* **Stated problem**: Without the pictures, repeat the listing character for character.

_ _ _

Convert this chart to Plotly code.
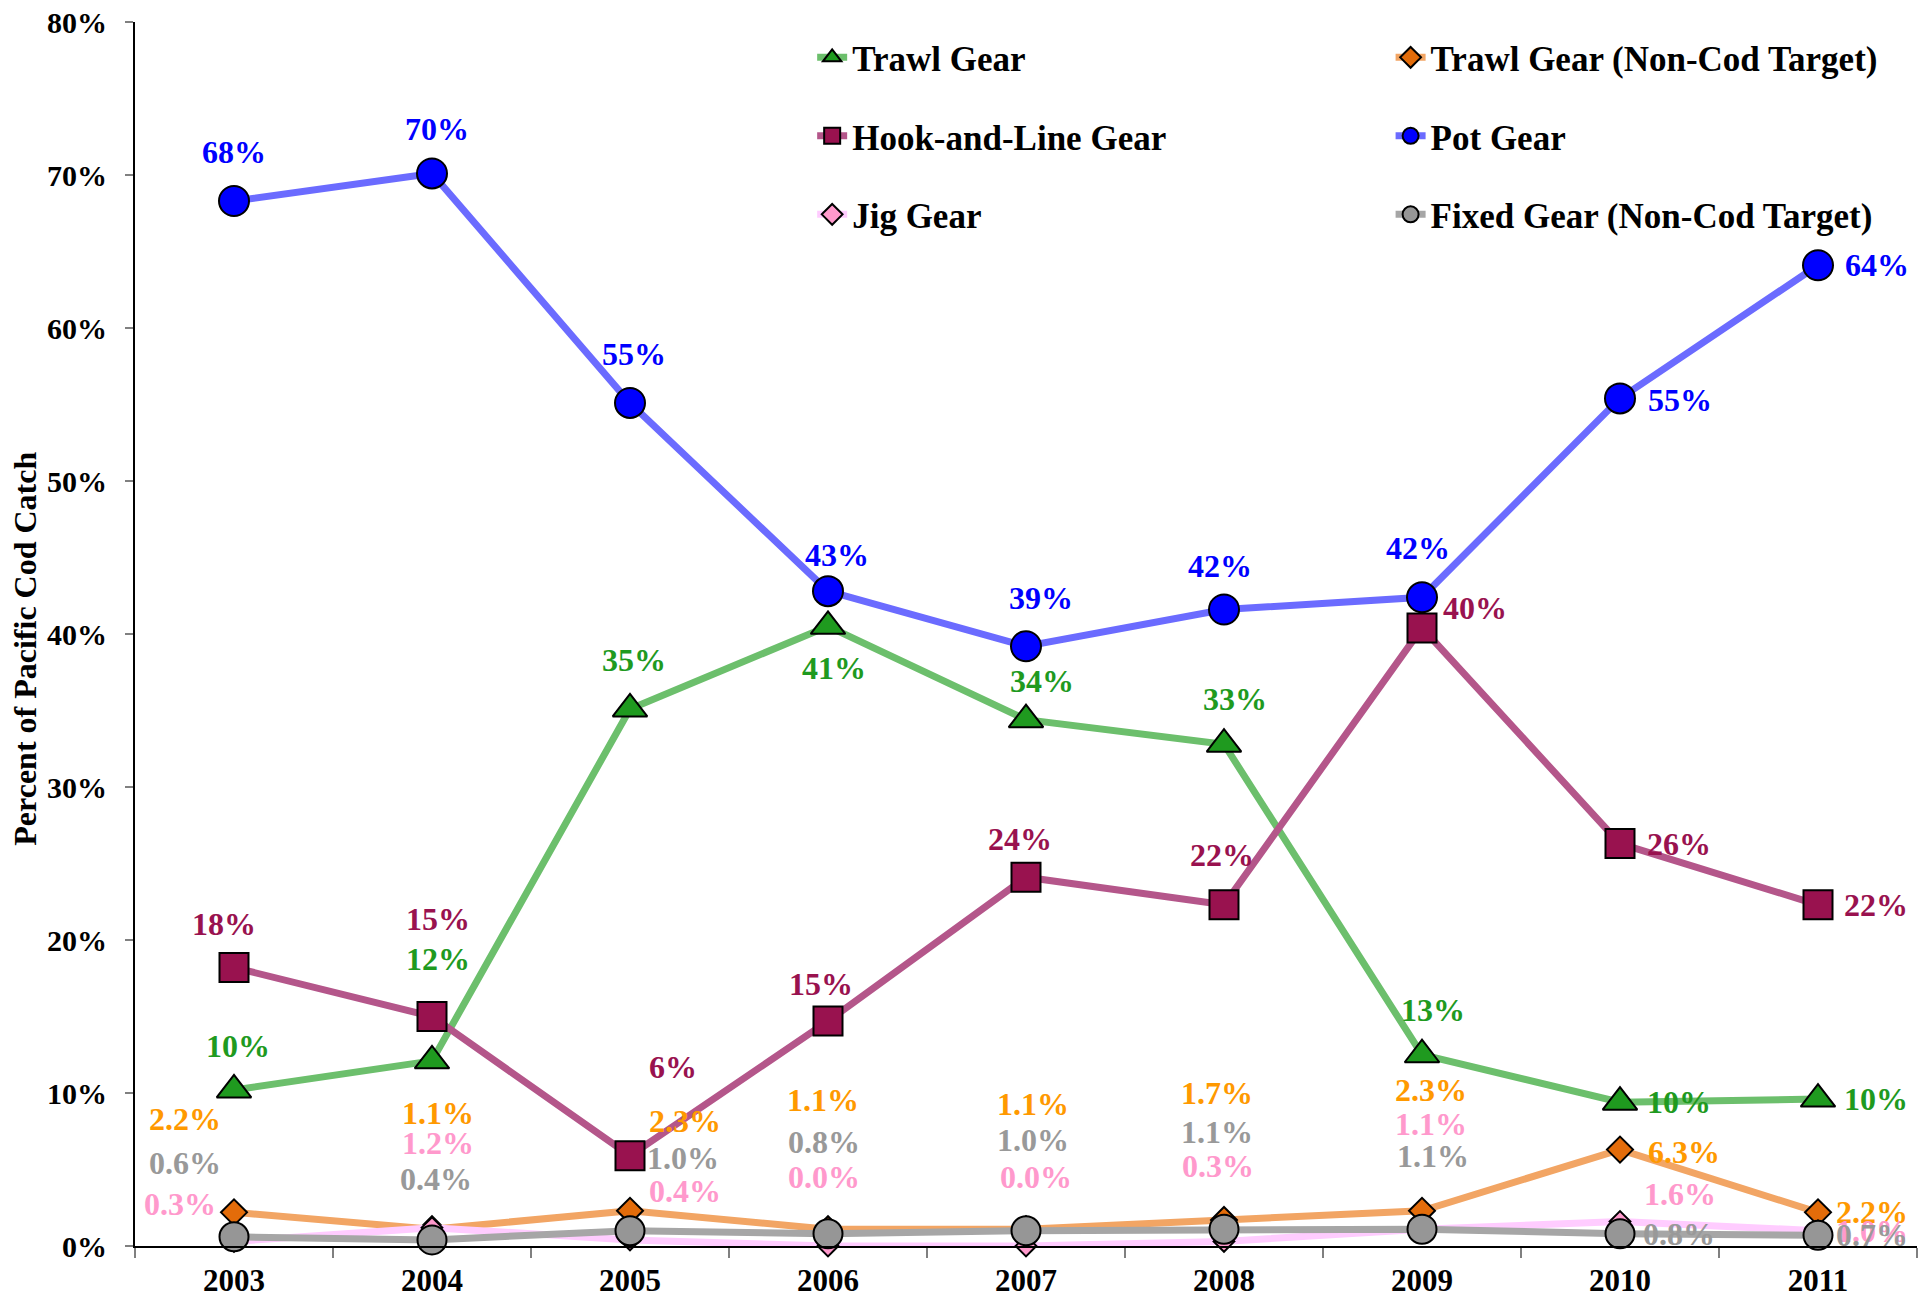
import plotly.graph_objects as go

years = ["2003", "2004", "2005", "2006", "2007", "2008", "2009", "2010", "2011"]

trawl = [10.2, 12.1, 35.1, 40.5, 34.4, 32.8, 12.5, 9.4, 9.6]
trawl_labels = ["10%", "12%", "35%", "41%", "34%", "33%", "13%", "10%", "10%"]

trawl_nc = [2.2, 1.1, 2.3, 1.1, 1.1, 1.7, 2.3, 6.3, 2.2]
trawl_nc_labels = ["2.2%", "1.1%", "2.3%", "1.1%", "1.1%", "1.7%", "2.3%", "6.3%", "2.2%"]

hook = [18.2, 15.0, 5.9, 14.7, 24.1, 22.3, 40.4, 26.3, 22.3]
hook_labels = ["18%", "15%", "6%", "15%", "24%", "22%", "40%", "26%", "22%"]

pot = [68.3, 70.1, 55.1, 42.8, 39.2, 41.6, 42.4, 55.4, 64.1]
pot_labels = ["68%", "70%", "55%", "43%", "39%", "42%", "42%", "55%", "64%"]

jig = [0.3, 1.2, 0.4, 0.0, 0.0, 0.3, 1.1, 1.6, 1.0]
jig_labels = ["0.3%", "1.2%", "0.4%", "0.0%", "0.0%", "0.3%", "1.1%", "1.6%", "1.0%"]

fixed = [0.6, 0.4, 1.0, 0.8, 1.0, 1.1, 1.1, 0.8, 0.7]
fixed_labels = ["0.6%", "0.4%", "1.0%", "0.8%", "1.0%", "1.1%", "1.1%", "0.8%", "0.7%"]

y_ticks = [0, 10, 20, 30, 40, 50, 60, 70, 80]
y_tick_labels = ["0%", "10%", "20%", "30%", "40%", "50%", "60%", "70%", "80%"]

FONT = "Liberation Serif"

series = [
    dict(name="Trawl Gear", y=trawl, lab=trawl_labels, lc="#6cbf6c", mc="#1f9a1f",
         sym="triangle-up", size=30, tc="#1f9a1f", legend="legend",
         off=[(4, 44), (6, 102), (4, 49), (6, -42), (16, 39), (11, 45), (11, 45), (59, 0), (58, 0)]),
    dict(name="Trawl Gear (Non-Cod Target)", y=trawl_nc, lab=trawl_nc_labels, lc="#f2a564", mc="#e36c0a",
         sym="diamond", size=20, tc="#ff9900", legend="legend2",
         off=[(-49, 93), (6, 116), (55, 90), (-5, 129), (7, 125), (-7, 127), (9, 121), (64, -2), (54, 0)]),
    dict(name="Hook-and-Line Gear", y=hook, lab=hook_labels, lc="#b4568a", mc="#99124f",
         sym="square", size=29, tc="#99124f", legend="legend",
         off=[(-10, 44), (6, 98), (43, 89), (-7, 37), (-6, 38), (-2, 50), (53, 20), (59, 0), (58, 0)]),
    dict(name="Pot Gear", y=pot, lab=pot_labels, lc="#6b6bff", mc="#0000ff",
         sym="circle", size=30, tc="#0000ff", legend="legend2",
         off=[(0, 49), (5, 44), (4, 49), (9, 36), (15, 48), (-4, 44), (-4, 49), (60, -2), (59, 0)]),
    dict(name="Jig Gear", y=jig, lab=jig_labels, lc="#ffccff", mc="#ff99cc",
         sym="diamond", size=16, tc="#ff99cc", legend="legend",
         off=[(-54, 37), (6, 85), (55, 49), (-4, 69), (10, 69), (-6, 75), (9, 105), (60, 28), (54, 0)]),
    dict(name="Fixed Gear (Non-Cod Target)", y=fixed, lab=fixed_labels, lc="#a6a6a6", mc="#969696",
         sym="circle", size=29, tc="#999999", legend="legend2",
         off=[(-49, 74), (4, 61), (53, 73), (-4, 92), (7, 91), (-7, 97), (11, 73), (59, 0), (54, 0)]),
]

fig = go.Figure()
annotations = []
for i, s in enumerate(series):
    fig.add_trace(go.Scatter(
        x=years, y=s["y"], name=s["name"], mode="lines+markers",
        line=dict(color=s["lc"], width=7),
        marker=dict(symbol=s["sym"], size=s["size"], color=s["mc"],
                    line=dict(color="black", width=2)),
        cliponaxis=False, legend=s["legend"], legendgroup="g%d" % i,
        hoverinfo="skip",
    ))
    for k, (yv, txt, (dx, dy)) in enumerate(zip(s["y"], s["lab"], s["off"])):
        annotations.append(dict(
            x=k, y=yv, xref="x", yref="y", text=txt, showarrow=False,
            xshift=dx, yshift=dy, xanchor="center", yanchor="middle",
            font=dict(family=FONT, size=32, color=s["tc"], weight="bold"),
        ))

annotations.append(dict(
    x=0, y=0.488, xref="paper", yref="paper", xshift=-110,
    text="Percent of Pacific Cod Catch", textangle=-90, showarrow=False,
    xanchor="center", yanchor="middle",
    font=dict(family=FONT, size=32, color="black", weight="bold"),
))

legend_style = dict(
    font=dict(family=FONT, size=35, color="black", weight="bold"),
    bgcolor="rgba(0,0,0,0)", tracegroupgap=30, itemwidth=30,
    xanchor="left", yanchor="top", orientation="v",
)

fig.update_layout(
    width=1928, height=1298,
    margin=dict(l=135, r=11, t=22, b=52, autoexpand=False),
    plot_bgcolor="white", paper_bgcolor="white",
    font=dict(family=FONT, size=30, color="black", weight="bold"),
    showlegend=True,
    legend=dict(x=0.380, y=0.995, **legend_style),
    legend2=dict(x=0.7046, y=0.995, **legend_style),
    annotations=annotations,
    xaxis=dict(
        type="category", categoryorder="array", categoryarray=years,
        range=[-0.5, len(years) - 0.5], autorange=False, automargin=False,
        showline=True, linecolor="black", linewidth=2,
        ticks="outside", ticklen=10, tickcolor="#808080", tickwidth=2,
        tickson="boundaries", showgrid=False, zeroline=False, tickangle=0,
        tickfont=dict(family=FONT, size=31, color="black", weight="bold"),
        ticklabelstandoff=6,
    ),
    yaxis=dict(
        range=[0, 80], autorange=False, automargin=False, tickmode="array",
        tickvals=y_ticks, ticktext=y_tick_labels,
        showline=True, linecolor="black", linewidth=2,
        ticks="outside", ticklen=8, tickcolor="#808080", tickwidth=2,
        showgrid=False, zeroline=False,
        tickfont=dict(family=FONT, size=30, color="black", weight="bold"),
        ticklabelstandoff=12,
    ),
)

fig.write_html(
    "out.html",
    config={"displayModeBar": False},
    post_script="document.body.style.margin='0';document.body.style.overflow='hidden';",
)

_ _ _

* **Solution to this exercise**:
Convert this chart to Plotly code.
import plotly.graph_objects as go

years = ["2003", "2004", "2005", "2006", "2007", "2008", "2009", "2010", "2011"]

trawl = [10.2, 12.1, 35.1, 40.5, 34.4, 32.8, 12.5, 9.4, 9.6]
trawl_labels = ["10%", "12%", "35%", "41%", "34%", "33%", "13%", "10%", "10%"]

trawl_nc = [2.2, 1.1, 2.3, 1.1, 1.1, 1.7, 2.3, 6.3, 2.2]
trawl_nc_labels = ["2.2%", "1.1%", "2.3%", "1.1%", "1.1%", "1.7%", "2.3%", "6.3%", "2.2%"]

hook = [18.2, 15.0, 5.9, 14.7, 24.1, 22.3, 40.4, 26.3, 22.3]
hook_labels = ["18%", "15%", "6%", "15%", "24%", "22%", "40%", "26%", "22%"]

pot = [68.3, 70.1, 55.1, 42.8, 39.2, 41.6, 42.4, 55.4, 64.1]
pot_labels = ["68%", "70%", "55%", "43%", "39%", "42%", "42%", "55%", "64%"]

jig = [0.3, 1.2, 0.4, 0.0, 0.0, 0.3, 1.1, 1.6, 1.0]
jig_labels = ["0.3%", "1.2%", "0.4%", "0.0%", "0.0%", "0.3%", "1.1%", "1.6%", "1.0%"]

fixed = [0.6, 0.4, 1.0, 0.8, 1.0, 1.1, 1.1, 0.8, 0.7]
fixed_labels = ["0.6%", "0.4%", "1.0%", "0.8%", "1.0%", "1.1%", "1.1%", "0.8%", "0.7%"]

y_ticks = [0, 10, 20, 30, 40, 50, 60, 70, 80]
y_tick_labels = ["0%", "10%", "20%", "30%", "40%", "50%", "60%", "70%", "80%"]

FONT = "Liberation Serif"

series = [
    dict(name="Trawl Gear", y=trawl, lab=trawl_labels, lc="#6cbf6c", mc="#1f9a1f",
         sym="triangle-up", size=30, tc="#1f9a1f", legend="legend",
         off=[(4, 44), (6, 102), (4, 49), (6, -42), (16, 39), (11, 45), (11, 45), (59, 0), (58, 0)]),
    dict(name="Trawl Gear (Non-Cod Target)", y=trawl_nc, lab=trawl_nc_labels, lc="#f2a564", mc="#e36c0a",
         sym="diamond", size=20, tc="#ff9900", legend="legend2",
         off=[(-49, 93), (6, 116), (55, 90), (-5, 129), (7, 125), (-7, 127), (9, 121), (64, -2), (54, 0)]),
    dict(name="Hook-and-Line Gear", y=hook, lab=hook_labels, lc="#b4568a", mc="#99124f",
         sym="square", size=29, tc="#99124f", legend="legend",
         off=[(-10, 44), (6, 98), (43, 89), (-7, 37), (-6, 38), (-2, 50), (53, 20), (59, 0), (58, 0)]),
    dict(name="Pot Gear", y=pot, lab=pot_labels, lc="#6b6bff", mc="#0000ff",
         sym="circle", size=30, tc="#0000ff", legend="legend2",
         off=[(0, 49), (5, 44), (4, 49), (9, 36), (15, 48), (-4, 44), (-4, 49), (60, -2), (59, 0)]),
    dict(name="Jig Gear", y=jig, lab=jig_labels, lc="#ffccff", mc="#ff99cc",
         sym="diamond", size=16, tc="#ff99cc", legend="legend",
         off=[(-54, 37), (6, 85), (55, 49), (-4, 69), (10, 69), (-6, 75), (9, 105), (60, 28), (54, 0)]),
    dict(name="Fixed Gear (Non-Cod Target)", y=fixed, lab=fixed_labels, lc="#a6a6a6", mc="#969696",
         sym="circle", size=29, tc="#999999", legend="legend2",
         off=[(-49, 74), (4, 61), (53, 73), (-4, 92), (7, 91), (-7, 97), (11, 73), (59, 0), (54, 0)]),
]

fig = go.Figure()
annotations = []
for i, s in enumerate(series):
    fig.add_trace(go.Scatter(
        x=years, y=s["y"], name=s["name"], mode="lines+markers",
        line=dict(color=s["lc"], width=7),
        marker=dict(symbol=s["sym"], size=s["size"], color=s["mc"],
                    line=dict(color="black", width=2)),
        cliponaxis=False, legend=s["legend"], legendgroup="g%d" % i,
        hoverinfo="skip",
    ))
    for k, (yv, txt, (dx, dy)) in enumerate(zip(s["y"], s["lab"], s["off"])):
        annotations.append(dict(
            x=k, y=yv, xref="x", yref="y", text=txt, showarrow=False,
            xshift=dx, yshift=dy, xanchor="center", yanchor="middle",
            font=dict(family=FONT, size=32, color=s["tc"], weight="bold"),
        ))

annotations.append(dict(
    x=0, y=0.488, xref="paper", yref="paper", xshift=-110,
    text="Percent of Pacific Cod Catch", textangle=-90, showarrow=False,
    xanchor="center", yanchor="middle",
    font=dict(family=FONT, size=32, color="black", weight="bold"),
))

legend_style = dict(
    font=dict(family=FONT, size=35, color="black", weight="bold"),
    bgcolor="rgba(0,0,0,0)", tracegroupgap=30, itemwidth=30,
    xanchor="left", yanchor="top", orientation="v",
)

fig.update_layout(
    width=1928, height=1298,
    margin=dict(l=135, r=11, t=22, b=52, autoexpand=False),
    plot_bgcolor="white", paper_bgcolor="white",
    font=dict(family=FONT, size=30, color="black", weight="bold"),
    showlegend=True,
    legend=dict(x=0.380, y=0.995, **legend_style),
    legend2=dict(x=0.7046, y=0.995, **legend_style),
    annotations=annotations,
    xaxis=dict(
        type="category", categoryorder="array", categoryarray=years,
        range=[-0.5, len(years) - 0.5], autorange=False, automargin=False,
        showline=True, linecolor="black", linewidth=2,
        ticks="outside", ticklen=10, tickcolor="#808080", tickwidth=2,
        tickson="boundaries", showgrid=False, zeroline=False, tickangle=0,
        tickfont=dict(family=FONT, size=31, color="black", weight="bold"),
        ticklabelstandoff=6,
    ),
    yaxis=dict(
        range=[0, 80], autorange=False, automargin=False, tickmode="array",
        tickvals=y_ticks, ticktext=y_tick_labels,
        showline=True, linecolor="black", linewidth=2,
        ticks="outside", ticklen=8, tickcolor="#808080", tickwidth=2,
        showgrid=False, zeroline=False,
        tickfont=dict(family=FONT, size=30, color="black", weight="bold"),
        ticklabelstandoff=12,
    ),
)

fig.write_html(
    "out.html",
    config={"displayModeBar": False},
    post_script="document.body.style.margin='0';document.body.style.overflow='hidden';",
)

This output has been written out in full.